For all of the back-breaking piles of academic books I read, I sure don’t get around to reviewing many. I suppose this is because I spend so much of what passes for my real life writing about them that I don’t have many nice things to say at the end of the day. The Flash of Capital is an exception. Perhaps I feel this way because I was inspired to read every word of the book – and Cazdyn’s book is not easy to read. Interesting and thought-provoking, yes, original, yes, lots of fun, yes, but not easy to read. If you are at all interested in Japan, film, or even Japanese film, though, it’s worth the trouble.

Cazdyn’s basic thesis is that the major trends of Japanese film correspond with the major developments of capitalism in Japan, which is only natural, considering that both movies and modern capitalism came to Japan at roughly the same time. The first five of the six chapters explore these intersections by examining certain key questions of film studies. For example, the second chapter is concerned with film historiography and how the discourses surrounding the Japanese state have shaped the way that critics and scholars have talked and written about film. The fourth chapter discusses how economic development, especially as it has engendered interest in socialism, has affected the agency of the actor. It also touches on the politically utopian and dystopian implications of the professionalism or amateur status of the actor. And the fifth chapter, which focuses on pornography, completely changed the way I think about the meaning of visual representation in film. The sixth chapter takes the various concepts presented in these five chapters and uses them to give new, interesting, and politically significant readings to the canonical films of canonical directors, like Kurosawa Akira’s Rashōmon, Ozu Yasujirō’s Late Spring, and Oshii Mamoru’s Ghost in the Shell.

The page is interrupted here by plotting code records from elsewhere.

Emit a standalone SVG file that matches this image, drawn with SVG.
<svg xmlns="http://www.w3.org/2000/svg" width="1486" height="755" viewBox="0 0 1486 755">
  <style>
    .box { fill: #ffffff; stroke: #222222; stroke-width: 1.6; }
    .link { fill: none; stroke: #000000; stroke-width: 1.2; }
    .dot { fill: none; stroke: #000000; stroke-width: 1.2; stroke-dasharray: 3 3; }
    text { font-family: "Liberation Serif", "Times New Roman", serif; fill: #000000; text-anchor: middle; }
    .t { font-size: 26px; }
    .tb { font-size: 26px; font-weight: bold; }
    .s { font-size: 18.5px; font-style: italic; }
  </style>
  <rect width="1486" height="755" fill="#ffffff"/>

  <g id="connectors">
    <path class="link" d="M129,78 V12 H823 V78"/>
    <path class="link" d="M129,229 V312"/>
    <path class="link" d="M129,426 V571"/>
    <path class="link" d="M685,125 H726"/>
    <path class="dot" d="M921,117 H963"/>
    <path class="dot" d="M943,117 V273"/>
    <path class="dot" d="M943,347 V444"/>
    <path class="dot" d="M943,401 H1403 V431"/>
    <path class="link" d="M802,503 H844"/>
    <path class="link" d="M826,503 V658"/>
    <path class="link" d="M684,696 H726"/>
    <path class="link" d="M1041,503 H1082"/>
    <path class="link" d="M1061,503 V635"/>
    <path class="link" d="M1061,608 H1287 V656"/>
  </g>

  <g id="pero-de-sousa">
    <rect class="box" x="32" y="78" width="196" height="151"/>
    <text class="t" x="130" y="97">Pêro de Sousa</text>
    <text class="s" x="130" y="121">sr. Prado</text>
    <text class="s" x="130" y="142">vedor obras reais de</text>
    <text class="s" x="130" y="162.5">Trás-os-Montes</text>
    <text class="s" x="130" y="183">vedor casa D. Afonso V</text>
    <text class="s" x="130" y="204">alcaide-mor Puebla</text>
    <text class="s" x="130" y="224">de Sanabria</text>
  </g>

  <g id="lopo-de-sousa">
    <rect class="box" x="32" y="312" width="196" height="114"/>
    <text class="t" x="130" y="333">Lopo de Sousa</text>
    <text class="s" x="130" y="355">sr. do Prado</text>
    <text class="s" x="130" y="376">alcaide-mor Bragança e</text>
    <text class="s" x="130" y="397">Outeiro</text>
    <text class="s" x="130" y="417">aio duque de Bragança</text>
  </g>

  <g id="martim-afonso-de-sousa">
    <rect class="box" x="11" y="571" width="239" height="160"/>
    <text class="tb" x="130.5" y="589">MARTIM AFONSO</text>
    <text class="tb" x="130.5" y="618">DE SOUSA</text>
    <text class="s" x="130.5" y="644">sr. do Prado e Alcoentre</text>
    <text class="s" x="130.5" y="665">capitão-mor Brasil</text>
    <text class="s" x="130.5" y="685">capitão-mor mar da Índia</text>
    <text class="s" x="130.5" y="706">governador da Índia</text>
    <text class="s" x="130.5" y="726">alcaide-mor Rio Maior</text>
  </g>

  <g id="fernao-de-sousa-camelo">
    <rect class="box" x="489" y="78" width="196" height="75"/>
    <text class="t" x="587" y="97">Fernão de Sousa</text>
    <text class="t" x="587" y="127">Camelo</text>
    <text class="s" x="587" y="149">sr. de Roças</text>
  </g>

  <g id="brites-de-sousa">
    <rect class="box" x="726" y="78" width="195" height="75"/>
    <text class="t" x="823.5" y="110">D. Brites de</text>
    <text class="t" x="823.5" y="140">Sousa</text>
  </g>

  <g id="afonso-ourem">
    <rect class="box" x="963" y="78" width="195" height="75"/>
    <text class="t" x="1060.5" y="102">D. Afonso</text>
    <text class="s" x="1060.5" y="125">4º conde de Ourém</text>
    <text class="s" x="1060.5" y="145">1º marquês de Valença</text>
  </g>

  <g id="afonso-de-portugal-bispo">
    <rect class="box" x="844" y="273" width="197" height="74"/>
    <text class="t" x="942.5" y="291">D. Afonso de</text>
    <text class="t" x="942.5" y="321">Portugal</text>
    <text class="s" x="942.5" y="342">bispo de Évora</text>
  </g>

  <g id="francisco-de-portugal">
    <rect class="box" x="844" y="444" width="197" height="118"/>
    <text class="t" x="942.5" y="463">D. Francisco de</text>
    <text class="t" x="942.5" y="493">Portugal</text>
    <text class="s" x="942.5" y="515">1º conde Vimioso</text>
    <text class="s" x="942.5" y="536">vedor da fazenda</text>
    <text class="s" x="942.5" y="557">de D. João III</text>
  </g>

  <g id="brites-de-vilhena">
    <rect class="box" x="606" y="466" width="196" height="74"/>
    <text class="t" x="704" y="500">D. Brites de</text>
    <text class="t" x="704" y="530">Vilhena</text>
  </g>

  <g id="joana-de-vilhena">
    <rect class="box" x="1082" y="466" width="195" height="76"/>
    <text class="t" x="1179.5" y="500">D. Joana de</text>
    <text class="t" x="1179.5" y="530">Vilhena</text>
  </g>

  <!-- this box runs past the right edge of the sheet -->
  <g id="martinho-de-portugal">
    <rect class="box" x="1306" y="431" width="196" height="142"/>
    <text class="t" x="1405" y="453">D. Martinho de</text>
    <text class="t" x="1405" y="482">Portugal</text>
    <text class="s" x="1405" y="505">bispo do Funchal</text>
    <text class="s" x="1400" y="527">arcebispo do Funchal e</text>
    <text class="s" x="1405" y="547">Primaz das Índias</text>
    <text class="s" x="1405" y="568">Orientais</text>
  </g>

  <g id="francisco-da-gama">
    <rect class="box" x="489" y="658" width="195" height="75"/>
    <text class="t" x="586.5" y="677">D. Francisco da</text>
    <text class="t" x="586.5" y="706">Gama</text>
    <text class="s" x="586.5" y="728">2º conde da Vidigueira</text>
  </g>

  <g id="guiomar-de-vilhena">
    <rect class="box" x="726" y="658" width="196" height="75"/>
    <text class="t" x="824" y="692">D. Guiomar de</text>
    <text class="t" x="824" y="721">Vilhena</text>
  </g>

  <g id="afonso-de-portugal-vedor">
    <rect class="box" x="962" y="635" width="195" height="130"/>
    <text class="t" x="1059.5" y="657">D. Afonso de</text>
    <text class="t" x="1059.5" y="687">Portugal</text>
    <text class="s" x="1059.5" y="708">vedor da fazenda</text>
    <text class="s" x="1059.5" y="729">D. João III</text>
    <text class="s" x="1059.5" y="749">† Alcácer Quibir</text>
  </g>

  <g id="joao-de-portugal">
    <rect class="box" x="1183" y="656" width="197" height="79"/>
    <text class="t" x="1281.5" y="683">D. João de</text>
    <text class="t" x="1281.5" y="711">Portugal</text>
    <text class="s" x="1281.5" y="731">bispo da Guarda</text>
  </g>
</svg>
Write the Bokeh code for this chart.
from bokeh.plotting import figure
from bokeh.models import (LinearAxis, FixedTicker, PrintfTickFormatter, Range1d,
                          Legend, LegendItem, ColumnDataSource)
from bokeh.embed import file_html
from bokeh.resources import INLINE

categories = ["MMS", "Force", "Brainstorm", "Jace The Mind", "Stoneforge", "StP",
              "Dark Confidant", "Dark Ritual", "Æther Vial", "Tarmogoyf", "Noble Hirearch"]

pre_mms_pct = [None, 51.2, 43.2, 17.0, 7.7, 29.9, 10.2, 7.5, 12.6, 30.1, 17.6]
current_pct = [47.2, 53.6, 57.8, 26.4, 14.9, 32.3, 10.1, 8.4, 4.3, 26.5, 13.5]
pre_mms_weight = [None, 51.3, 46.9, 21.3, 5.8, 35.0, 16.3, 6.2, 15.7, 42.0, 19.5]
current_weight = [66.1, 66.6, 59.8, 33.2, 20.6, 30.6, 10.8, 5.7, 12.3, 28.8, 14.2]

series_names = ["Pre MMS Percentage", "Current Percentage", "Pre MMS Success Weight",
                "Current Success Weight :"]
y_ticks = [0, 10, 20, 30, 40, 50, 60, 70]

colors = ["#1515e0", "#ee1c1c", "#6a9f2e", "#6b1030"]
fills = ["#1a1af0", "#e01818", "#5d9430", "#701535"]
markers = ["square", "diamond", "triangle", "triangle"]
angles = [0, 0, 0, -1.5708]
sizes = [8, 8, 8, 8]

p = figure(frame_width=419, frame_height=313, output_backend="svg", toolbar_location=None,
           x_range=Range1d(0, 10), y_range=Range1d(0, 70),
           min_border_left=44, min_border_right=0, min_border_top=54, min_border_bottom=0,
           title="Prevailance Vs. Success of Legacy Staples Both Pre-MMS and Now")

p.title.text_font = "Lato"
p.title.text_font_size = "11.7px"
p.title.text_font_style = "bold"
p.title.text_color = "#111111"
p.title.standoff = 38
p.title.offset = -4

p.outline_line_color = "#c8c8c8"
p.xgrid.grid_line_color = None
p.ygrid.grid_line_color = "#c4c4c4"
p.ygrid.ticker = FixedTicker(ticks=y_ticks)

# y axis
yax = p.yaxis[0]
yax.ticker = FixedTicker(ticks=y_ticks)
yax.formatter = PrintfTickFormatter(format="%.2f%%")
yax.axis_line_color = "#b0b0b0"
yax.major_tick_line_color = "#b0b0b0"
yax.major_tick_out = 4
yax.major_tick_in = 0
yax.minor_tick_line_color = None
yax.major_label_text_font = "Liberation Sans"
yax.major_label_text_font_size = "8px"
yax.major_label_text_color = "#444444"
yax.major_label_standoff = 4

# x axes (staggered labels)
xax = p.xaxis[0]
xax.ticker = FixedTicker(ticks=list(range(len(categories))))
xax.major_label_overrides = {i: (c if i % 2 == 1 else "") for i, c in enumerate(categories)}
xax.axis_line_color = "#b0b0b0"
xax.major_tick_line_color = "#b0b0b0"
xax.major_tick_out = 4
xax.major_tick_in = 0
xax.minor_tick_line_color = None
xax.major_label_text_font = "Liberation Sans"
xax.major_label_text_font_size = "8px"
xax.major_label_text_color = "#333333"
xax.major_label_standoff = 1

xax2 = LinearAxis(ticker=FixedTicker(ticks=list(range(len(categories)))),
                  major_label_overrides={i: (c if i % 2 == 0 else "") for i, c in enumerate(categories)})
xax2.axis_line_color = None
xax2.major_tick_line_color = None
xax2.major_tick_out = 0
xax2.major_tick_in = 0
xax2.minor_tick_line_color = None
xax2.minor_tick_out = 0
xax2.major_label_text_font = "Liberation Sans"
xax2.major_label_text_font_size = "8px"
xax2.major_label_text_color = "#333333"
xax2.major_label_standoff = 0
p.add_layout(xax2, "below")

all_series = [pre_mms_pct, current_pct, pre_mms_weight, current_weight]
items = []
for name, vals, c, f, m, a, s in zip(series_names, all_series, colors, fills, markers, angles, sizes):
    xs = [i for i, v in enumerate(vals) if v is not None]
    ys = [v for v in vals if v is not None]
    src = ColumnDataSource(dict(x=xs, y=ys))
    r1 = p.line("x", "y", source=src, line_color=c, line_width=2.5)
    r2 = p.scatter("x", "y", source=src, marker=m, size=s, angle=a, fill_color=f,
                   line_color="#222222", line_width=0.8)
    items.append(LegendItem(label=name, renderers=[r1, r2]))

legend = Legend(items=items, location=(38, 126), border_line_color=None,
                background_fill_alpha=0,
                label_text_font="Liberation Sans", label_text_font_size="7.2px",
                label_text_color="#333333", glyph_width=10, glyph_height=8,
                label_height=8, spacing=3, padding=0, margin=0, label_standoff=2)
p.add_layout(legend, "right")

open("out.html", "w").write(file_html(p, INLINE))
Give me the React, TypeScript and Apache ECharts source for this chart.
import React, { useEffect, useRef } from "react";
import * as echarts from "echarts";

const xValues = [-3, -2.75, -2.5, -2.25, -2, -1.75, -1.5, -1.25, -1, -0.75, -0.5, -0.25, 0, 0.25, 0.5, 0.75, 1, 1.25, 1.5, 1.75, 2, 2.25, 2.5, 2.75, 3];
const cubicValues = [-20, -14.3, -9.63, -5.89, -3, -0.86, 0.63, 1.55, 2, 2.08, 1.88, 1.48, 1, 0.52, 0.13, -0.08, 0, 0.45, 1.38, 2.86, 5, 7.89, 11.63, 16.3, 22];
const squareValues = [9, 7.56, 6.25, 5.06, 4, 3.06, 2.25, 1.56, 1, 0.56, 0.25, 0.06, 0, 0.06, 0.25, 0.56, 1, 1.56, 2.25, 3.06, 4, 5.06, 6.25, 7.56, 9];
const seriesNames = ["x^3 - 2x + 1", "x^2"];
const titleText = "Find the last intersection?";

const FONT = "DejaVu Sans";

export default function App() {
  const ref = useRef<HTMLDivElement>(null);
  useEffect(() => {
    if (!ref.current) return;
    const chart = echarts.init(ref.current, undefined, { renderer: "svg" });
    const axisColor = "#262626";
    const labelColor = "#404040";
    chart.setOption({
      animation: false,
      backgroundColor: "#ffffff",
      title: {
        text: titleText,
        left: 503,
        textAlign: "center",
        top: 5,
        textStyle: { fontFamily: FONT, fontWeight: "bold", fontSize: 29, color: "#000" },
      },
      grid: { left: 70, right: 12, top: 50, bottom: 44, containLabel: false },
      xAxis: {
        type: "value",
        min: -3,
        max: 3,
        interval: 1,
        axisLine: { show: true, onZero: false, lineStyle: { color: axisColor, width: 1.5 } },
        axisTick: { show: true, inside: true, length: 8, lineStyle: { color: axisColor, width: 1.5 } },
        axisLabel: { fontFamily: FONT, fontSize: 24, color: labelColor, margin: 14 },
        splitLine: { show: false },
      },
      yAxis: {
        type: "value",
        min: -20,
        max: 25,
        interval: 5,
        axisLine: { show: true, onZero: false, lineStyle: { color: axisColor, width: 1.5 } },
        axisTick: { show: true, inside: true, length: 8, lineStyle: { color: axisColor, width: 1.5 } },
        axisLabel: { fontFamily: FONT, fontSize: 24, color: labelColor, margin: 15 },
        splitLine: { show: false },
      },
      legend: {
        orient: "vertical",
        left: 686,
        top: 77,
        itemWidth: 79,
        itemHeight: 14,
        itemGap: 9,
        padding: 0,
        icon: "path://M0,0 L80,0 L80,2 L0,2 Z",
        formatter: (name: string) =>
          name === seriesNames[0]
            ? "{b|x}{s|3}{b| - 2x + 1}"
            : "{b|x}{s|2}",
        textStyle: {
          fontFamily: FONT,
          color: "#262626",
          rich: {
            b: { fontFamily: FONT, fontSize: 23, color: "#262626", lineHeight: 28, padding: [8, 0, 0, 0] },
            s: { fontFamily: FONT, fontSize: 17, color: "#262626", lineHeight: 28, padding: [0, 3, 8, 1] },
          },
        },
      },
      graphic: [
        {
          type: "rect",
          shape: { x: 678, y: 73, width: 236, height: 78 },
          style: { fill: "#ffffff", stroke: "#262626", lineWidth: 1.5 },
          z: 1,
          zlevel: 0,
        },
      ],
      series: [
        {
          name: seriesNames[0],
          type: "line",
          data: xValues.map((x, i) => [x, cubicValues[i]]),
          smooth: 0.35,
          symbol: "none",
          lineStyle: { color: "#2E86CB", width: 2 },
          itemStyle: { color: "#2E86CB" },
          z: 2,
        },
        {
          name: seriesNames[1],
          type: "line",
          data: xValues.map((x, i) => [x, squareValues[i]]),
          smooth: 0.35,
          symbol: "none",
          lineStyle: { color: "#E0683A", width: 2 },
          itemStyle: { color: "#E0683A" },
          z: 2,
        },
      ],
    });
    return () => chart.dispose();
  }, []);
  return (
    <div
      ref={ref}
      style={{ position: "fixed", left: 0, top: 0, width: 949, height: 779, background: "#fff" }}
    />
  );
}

My favorite part of the book, however, was not the theoretical acrobatics or the micro-analysis of non-mainstream films and directors, but rather the information regarding the cultural context surrounding each topic. For example, the first chapter, which concerns the relationship between actors, spectators, and the medium of film, begins with a discussion of kabuki, which is linked to a discussion of the wanted posters for the members of the Aum Shinri-kyō cult (responsible for the 1995 Tokyo subway sarin gas attacks). And the discussion of the pornography industry in Japan in the fifth chapter is beyond fascinating.

Unfortunately, the valuable ideas and information presented by Cazdyn occasionally become mired in the language of post-structuralist theory. Some of his sentences derailed me for days at a time. I will give an example:

The problem, instead, lies in the way Iwasaki works through the problematics, which ultimately betrays (the dialectical implications of) his work’s title and resembles a teleological history more than a relational one, with the telos being the birth of the proletarian film or even a later moment of actually existing socialism.

Excuse me, what? I’m feeling a little stupid and uneducated here. Also, as you might be able to tell from the above passage, Cazdyn is a bit of a Marxist. Although he vehemently denies such an affiliation, his ideology comes on fairly strong at points, such as at the close of the fourth chapter:

What Ogawa’s Sundial Carved by a Thousand Years of Notches (and the Yamagata Documentary Film Festival that it inspired) suggests is that new transnational networks must be built, no matter how unprofessional and utopian, in order to wrest at least some of the power away from the core of brokers whose monopoly on world power grows increasingly consolidated by the day.

To be honest, though, I find Cazdyn’s occasional ideological outbreaks inspiring. Even if they are sometimes uncomfortably Marxist, they make me think that Cazdyn is one of the good guys, and that simply by watching movies and thinking and writing we can make a difference and triumph over the evils of the world. Even if you’re not entirely convinced that this is true, it’s still fun to read The Flash of Capital solely for the thrill of encountering new ideas and tackling big intellectual concepts. And did I mention the awesome chapter on porn? In any case, this book isn’t for the casual reader, but if you think you’re interested, you definitely want to read this book. Go for it.